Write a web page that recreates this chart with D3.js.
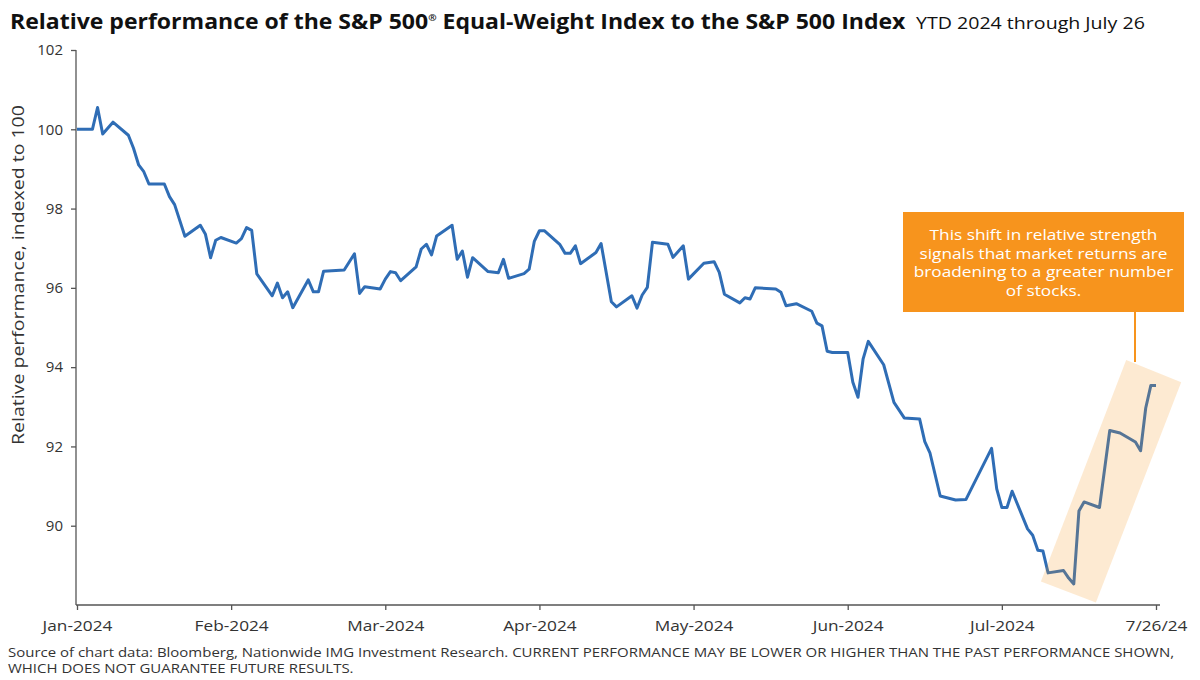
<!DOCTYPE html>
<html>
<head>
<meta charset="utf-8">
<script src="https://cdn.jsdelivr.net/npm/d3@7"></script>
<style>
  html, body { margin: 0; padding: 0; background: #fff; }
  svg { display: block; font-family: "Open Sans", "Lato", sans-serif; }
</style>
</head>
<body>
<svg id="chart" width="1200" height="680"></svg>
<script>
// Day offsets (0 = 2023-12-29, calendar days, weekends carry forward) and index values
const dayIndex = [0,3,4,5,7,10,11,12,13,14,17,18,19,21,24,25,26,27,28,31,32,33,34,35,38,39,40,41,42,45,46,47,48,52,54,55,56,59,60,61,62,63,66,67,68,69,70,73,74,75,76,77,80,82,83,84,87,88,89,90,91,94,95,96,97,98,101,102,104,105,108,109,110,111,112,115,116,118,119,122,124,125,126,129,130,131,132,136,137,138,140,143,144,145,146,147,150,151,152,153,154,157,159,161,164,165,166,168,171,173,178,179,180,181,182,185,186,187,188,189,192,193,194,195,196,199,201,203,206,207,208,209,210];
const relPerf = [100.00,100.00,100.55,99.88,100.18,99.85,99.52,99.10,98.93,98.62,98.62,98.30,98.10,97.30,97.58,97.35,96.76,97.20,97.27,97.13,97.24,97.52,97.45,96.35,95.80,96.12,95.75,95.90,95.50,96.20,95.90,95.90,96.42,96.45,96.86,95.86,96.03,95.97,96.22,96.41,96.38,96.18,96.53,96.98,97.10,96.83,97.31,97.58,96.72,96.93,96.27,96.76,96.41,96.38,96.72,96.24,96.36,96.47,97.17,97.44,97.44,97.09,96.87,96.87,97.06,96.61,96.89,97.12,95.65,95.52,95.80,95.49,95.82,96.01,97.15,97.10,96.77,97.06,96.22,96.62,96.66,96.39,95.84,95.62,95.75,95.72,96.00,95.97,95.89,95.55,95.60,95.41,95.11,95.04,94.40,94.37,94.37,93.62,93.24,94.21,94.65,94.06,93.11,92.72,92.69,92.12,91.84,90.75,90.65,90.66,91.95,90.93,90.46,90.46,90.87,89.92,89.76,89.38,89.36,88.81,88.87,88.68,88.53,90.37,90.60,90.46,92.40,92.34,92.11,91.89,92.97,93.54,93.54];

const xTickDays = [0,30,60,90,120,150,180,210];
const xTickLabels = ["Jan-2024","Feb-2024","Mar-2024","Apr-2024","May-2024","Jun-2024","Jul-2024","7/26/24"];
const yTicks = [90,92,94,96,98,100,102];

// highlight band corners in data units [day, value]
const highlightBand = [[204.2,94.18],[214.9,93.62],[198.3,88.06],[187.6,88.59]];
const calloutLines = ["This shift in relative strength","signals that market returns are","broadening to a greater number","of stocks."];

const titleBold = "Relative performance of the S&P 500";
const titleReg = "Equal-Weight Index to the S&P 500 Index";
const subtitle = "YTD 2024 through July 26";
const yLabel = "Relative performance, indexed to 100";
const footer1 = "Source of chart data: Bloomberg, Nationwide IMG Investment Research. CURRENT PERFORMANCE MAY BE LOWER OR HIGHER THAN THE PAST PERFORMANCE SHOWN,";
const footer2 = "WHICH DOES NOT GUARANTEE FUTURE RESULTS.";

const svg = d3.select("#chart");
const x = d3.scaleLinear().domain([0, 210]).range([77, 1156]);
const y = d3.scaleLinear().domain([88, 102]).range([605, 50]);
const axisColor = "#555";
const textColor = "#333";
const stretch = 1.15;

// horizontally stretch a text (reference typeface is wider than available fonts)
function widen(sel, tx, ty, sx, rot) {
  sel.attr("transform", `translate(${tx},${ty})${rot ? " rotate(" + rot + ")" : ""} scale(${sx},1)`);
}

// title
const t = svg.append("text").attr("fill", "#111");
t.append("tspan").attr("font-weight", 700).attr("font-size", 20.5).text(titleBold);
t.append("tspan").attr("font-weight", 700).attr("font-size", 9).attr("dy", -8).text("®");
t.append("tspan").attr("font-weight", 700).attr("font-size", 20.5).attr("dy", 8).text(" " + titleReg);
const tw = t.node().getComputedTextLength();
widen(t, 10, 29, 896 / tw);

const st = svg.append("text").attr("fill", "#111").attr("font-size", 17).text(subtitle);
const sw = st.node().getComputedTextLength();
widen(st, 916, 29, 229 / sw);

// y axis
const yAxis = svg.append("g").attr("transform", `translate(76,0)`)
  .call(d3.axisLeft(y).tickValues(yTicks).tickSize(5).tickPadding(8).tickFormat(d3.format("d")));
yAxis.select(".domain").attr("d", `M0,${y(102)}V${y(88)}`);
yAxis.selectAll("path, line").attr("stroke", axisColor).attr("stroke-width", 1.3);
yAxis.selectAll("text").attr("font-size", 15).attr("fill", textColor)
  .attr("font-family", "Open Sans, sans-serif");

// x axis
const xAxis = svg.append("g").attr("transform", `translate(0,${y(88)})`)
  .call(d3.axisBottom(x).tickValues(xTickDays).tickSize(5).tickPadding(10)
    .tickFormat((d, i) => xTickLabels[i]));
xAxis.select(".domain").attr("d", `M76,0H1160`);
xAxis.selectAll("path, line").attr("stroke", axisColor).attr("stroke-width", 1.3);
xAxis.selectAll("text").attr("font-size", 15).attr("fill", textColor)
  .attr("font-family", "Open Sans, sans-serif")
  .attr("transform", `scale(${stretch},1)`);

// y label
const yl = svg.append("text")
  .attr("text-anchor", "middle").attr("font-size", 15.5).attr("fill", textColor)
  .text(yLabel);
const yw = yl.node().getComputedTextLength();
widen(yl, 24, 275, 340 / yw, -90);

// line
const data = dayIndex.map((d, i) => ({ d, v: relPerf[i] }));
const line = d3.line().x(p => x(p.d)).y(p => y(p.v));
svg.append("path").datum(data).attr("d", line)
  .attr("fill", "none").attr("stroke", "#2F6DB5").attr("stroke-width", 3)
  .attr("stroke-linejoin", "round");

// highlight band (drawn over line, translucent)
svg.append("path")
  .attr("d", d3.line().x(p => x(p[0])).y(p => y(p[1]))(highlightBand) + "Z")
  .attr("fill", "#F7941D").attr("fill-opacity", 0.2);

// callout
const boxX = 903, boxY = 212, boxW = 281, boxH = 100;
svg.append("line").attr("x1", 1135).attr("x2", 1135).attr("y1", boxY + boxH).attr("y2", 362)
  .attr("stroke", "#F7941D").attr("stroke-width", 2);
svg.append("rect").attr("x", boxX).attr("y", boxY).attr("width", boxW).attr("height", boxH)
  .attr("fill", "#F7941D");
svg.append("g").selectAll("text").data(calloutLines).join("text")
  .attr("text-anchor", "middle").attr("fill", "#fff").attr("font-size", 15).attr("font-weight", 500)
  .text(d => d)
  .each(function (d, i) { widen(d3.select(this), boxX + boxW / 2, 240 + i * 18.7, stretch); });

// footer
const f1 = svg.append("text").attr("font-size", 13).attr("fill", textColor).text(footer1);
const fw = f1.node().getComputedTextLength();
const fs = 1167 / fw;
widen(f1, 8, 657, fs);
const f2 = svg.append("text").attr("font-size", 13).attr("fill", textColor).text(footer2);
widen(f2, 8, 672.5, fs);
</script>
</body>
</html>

########

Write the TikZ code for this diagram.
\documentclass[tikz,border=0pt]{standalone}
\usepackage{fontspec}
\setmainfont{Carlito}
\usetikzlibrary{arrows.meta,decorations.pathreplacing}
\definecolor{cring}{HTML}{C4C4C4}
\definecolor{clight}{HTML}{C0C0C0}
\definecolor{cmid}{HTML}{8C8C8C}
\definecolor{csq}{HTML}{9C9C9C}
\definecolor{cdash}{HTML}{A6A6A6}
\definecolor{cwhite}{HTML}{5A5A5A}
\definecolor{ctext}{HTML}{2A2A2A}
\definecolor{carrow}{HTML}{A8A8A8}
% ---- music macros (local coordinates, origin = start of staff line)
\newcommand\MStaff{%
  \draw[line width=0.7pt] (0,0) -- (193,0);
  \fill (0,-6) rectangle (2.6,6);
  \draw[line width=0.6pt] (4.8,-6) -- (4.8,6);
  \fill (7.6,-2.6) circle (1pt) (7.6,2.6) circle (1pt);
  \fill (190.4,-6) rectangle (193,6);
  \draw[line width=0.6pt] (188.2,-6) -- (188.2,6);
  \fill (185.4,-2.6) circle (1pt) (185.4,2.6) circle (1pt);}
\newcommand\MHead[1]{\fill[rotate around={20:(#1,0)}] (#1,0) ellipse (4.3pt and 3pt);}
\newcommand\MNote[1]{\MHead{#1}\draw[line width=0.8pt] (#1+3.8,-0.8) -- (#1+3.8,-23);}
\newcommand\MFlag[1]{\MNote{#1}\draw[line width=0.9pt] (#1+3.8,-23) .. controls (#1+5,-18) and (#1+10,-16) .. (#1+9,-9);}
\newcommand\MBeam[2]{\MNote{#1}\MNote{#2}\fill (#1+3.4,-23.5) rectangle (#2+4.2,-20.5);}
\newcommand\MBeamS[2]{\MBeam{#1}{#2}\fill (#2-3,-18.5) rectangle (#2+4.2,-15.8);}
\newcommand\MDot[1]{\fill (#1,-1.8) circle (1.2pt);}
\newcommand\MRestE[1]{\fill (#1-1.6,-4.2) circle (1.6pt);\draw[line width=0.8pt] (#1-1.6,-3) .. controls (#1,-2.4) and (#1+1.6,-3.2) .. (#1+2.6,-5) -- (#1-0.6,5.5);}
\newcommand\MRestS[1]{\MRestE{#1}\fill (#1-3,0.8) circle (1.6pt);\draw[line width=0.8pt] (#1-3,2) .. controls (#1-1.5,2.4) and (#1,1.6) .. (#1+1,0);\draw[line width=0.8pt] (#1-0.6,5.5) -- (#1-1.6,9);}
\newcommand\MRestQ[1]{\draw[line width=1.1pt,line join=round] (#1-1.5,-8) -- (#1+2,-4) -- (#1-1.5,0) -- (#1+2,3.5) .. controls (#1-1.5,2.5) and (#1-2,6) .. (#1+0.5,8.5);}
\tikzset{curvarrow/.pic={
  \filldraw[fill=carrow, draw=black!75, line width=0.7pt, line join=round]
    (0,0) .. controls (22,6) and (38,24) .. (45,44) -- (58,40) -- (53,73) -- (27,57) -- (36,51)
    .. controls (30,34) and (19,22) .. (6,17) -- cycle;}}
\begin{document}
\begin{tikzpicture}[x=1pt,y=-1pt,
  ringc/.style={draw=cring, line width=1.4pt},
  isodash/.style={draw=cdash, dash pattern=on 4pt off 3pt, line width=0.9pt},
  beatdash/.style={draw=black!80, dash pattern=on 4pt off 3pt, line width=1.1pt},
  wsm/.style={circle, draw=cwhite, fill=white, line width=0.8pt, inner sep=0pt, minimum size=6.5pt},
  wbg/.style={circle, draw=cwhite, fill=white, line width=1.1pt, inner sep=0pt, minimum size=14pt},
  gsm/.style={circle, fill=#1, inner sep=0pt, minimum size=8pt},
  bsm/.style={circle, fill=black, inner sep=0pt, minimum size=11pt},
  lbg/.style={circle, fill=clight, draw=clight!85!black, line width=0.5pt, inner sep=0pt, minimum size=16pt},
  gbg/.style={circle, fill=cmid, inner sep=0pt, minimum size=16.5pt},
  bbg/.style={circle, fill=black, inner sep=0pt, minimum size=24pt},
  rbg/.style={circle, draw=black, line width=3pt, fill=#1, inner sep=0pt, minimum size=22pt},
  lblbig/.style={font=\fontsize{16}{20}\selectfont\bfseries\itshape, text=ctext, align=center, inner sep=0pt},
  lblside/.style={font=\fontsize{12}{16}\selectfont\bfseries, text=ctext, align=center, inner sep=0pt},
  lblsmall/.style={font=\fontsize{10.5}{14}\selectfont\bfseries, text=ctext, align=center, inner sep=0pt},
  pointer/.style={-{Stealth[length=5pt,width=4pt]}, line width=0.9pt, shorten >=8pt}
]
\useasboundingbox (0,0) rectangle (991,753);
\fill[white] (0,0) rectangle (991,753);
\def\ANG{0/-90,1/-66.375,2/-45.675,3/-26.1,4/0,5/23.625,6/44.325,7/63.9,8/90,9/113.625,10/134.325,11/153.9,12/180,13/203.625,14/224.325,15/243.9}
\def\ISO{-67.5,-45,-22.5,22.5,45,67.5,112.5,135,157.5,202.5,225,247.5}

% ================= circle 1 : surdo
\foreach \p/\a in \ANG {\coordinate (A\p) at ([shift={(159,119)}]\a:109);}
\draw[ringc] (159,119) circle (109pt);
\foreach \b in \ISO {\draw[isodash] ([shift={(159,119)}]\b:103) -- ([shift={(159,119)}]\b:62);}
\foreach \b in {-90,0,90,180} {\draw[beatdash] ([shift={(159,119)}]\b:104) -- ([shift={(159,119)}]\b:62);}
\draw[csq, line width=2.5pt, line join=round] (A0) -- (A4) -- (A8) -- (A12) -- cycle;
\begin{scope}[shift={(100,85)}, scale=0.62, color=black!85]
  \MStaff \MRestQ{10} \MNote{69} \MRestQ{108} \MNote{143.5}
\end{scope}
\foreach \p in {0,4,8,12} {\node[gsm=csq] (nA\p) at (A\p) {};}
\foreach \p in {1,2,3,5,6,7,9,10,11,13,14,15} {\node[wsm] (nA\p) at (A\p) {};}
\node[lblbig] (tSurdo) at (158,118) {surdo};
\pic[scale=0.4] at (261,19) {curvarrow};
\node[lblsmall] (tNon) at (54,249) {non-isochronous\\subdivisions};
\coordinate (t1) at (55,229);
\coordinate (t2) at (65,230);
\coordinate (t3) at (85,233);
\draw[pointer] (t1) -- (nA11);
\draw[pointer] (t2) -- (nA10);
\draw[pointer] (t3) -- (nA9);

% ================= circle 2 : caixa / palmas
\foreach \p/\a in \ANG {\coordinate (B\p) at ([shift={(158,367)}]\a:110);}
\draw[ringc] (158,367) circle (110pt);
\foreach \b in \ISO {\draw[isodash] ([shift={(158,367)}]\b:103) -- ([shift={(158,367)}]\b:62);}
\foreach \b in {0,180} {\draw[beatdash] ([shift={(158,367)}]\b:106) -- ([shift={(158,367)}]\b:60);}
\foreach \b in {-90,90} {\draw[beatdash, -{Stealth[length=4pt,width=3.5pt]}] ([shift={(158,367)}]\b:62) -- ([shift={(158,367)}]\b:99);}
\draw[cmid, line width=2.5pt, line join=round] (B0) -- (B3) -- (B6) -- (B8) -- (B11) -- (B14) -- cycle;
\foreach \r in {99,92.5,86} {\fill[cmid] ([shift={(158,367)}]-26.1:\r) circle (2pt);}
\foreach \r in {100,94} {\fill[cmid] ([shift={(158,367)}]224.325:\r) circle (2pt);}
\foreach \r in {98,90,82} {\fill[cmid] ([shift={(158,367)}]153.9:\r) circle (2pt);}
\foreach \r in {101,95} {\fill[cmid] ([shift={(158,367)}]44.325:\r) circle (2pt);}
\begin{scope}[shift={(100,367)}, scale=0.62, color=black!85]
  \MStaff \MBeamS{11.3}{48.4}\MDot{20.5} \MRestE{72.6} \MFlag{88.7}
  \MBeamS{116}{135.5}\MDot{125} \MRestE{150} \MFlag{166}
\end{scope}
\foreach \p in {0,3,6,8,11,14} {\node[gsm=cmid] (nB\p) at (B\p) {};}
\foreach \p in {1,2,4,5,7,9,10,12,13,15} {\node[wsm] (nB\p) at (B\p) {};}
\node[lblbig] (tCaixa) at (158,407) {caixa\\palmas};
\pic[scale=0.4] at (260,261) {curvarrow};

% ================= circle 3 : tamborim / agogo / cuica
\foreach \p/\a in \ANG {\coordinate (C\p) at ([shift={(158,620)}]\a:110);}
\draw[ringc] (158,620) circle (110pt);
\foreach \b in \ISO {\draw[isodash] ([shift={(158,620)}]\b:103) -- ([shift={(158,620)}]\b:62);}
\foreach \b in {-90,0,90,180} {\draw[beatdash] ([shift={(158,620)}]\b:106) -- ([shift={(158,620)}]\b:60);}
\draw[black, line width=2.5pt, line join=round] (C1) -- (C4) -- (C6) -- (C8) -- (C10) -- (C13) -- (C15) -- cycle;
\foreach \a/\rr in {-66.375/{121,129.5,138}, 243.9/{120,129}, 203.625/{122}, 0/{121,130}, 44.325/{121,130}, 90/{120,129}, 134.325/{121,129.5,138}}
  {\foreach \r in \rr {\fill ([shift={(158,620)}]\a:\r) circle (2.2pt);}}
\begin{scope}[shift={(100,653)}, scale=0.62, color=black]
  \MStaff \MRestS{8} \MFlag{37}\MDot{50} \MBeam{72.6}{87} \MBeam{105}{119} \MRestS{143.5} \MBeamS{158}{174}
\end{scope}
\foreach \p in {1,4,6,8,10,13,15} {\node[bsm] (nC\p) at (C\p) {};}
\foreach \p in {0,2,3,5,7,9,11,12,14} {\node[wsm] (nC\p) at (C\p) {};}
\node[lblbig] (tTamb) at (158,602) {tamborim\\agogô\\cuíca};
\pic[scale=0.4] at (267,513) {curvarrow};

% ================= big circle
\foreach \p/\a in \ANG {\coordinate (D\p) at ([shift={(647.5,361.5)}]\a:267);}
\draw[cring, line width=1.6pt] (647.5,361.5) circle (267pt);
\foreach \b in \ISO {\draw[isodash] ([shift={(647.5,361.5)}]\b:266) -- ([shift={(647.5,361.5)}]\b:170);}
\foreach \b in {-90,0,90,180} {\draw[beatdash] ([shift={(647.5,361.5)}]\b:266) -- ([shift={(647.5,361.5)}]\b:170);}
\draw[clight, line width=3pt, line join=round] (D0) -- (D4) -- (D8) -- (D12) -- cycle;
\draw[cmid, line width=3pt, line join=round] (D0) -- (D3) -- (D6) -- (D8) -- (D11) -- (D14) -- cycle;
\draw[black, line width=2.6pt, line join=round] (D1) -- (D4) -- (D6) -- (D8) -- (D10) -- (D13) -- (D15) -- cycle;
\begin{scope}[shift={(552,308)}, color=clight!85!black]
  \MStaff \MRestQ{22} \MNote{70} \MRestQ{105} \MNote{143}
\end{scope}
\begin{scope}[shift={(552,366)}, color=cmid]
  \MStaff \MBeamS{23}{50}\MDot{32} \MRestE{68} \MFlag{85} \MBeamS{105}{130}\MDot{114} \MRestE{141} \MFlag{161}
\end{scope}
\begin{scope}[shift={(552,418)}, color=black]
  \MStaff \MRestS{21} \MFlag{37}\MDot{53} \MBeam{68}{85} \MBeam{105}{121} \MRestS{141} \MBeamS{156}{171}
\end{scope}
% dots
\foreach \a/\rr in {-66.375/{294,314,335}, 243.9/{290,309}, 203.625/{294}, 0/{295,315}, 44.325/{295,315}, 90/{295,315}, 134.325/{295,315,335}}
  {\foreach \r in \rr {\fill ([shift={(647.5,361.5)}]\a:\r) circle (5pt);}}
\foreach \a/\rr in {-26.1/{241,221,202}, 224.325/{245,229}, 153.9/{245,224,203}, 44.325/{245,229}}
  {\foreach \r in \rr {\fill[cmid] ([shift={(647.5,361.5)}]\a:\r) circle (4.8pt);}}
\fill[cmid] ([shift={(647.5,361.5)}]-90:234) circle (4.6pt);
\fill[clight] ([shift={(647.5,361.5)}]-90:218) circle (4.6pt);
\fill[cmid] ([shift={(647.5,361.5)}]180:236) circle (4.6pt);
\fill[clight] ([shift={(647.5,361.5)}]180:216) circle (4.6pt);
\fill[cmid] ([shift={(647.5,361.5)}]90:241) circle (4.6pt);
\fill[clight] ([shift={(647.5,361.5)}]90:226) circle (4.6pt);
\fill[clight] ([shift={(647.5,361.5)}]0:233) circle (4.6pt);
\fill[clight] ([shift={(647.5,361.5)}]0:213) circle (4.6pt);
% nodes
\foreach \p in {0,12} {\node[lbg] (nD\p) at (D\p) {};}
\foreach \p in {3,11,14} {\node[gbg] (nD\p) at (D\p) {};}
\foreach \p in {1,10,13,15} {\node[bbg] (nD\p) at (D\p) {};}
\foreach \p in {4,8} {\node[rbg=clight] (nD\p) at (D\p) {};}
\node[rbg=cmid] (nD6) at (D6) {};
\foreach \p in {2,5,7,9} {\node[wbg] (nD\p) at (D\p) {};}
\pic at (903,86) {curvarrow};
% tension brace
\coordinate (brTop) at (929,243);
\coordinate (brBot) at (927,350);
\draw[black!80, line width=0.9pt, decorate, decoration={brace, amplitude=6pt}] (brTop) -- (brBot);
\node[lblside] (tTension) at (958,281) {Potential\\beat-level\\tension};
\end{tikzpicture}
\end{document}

########

→ Written request
Omit all pictures, and reproduce exactly the lines from the one holding "Write a web" through the one holding "const yTicks = [90,92,94,96,98,100,102];", both included.

→ Result for this exercise
Write a web page that recreates this chart with D3.js.
<!DOCTYPE html>
<html>
<head>
<meta charset="utf-8">
<script src="https://cdn.jsdelivr.net/npm/d3@7"></script>
<style>
  html, body { margin: 0; padding: 0; background: #fff; }
  svg { display: block; font-family: "Open Sans", "Lato", sans-serif; }
</style>
</head>
<body>
<svg id="chart" width="1200" height="680"></svg>
<script>
// Day offsets (0 = 2023-12-29, calendar days, weekends carry forward) and index values
const dayIndex = [0,3,4,5,7,10,11,12,13,14,17,18,19,21,24,25,26,27,28,31,32,33,34,35,38,39,40,41,42,45,46,47,48,52,54,55,56,59,60,61,62,63,66,67,68,69,70,73,74,75,76,77,80,82,83,84,87,88,89,90,91,94,95,96,97,98,101,102,104,105,108,109,110,111,112,115,116,118,119,122,124,125,126,129,130,131,132,136,137,138,140,143,144,145,146,147,150,151,152,153,154,157,159,161,164,165,166,168,171,173,178,179,180,181,182,185,186,187,188,189,192,193,194,195,196,199,201,203,206,207,208,209,210];
const relPerf = [100.00,100.00,100.55,99.88,100.18,99.85,99.52,99.10,98.93,98.62,98.62,98.30,98.10,97.30,97.58,97.35,96.76,97.20,97.27,97.13,97.24,97.52,97.45,96.35,95.80,96.12,95.75,95.90,95.50,96.20,95.90,95.90,96.42,96.45,96.86,95.86,96.03,95.97,96.22,96.41,96.38,96.18,96.53,96.98,97.10,96.83,97.31,97.58,96.72,96.93,96.27,96.76,96.41,96.38,96.72,96.24,96.36,96.47,97.17,97.44,97.44,97.09,96.87,96.87,97.06,96.61,96.89,97.12,95.65,95.52,95.80,95.49,95.82,96.01,97.15,97.10,96.77,97.06,96.22,96.62,96.66,96.39,95.84,95.62,95.75,95.72,96.00,95.97,95.89,95.55,95.60,95.41,95.11,95.04,94.40,94.37,94.37,93.62,93.24,94.21,94.65,94.06,93.11,92.72,92.69,92.12,91.84,90.75,90.65,90.66,91.95,90.93,90.46,90.46,90.87,89.92,89.76,89.38,89.36,88.81,88.87,88.68,88.53,90.37,90.60,90.46,92.40,92.34,92.11,91.89,92.97,93.54,93.54];

const xTickDays = [0,30,60,90,120,150,180,210];
const xTickLabels = ["Jan-2024","Feb-2024","Mar-2024","Apr-2024","May-2024","Jun-2024","Jul-2024","7/26/24"];
const yTicks = [90,92,94,96,98,100,102];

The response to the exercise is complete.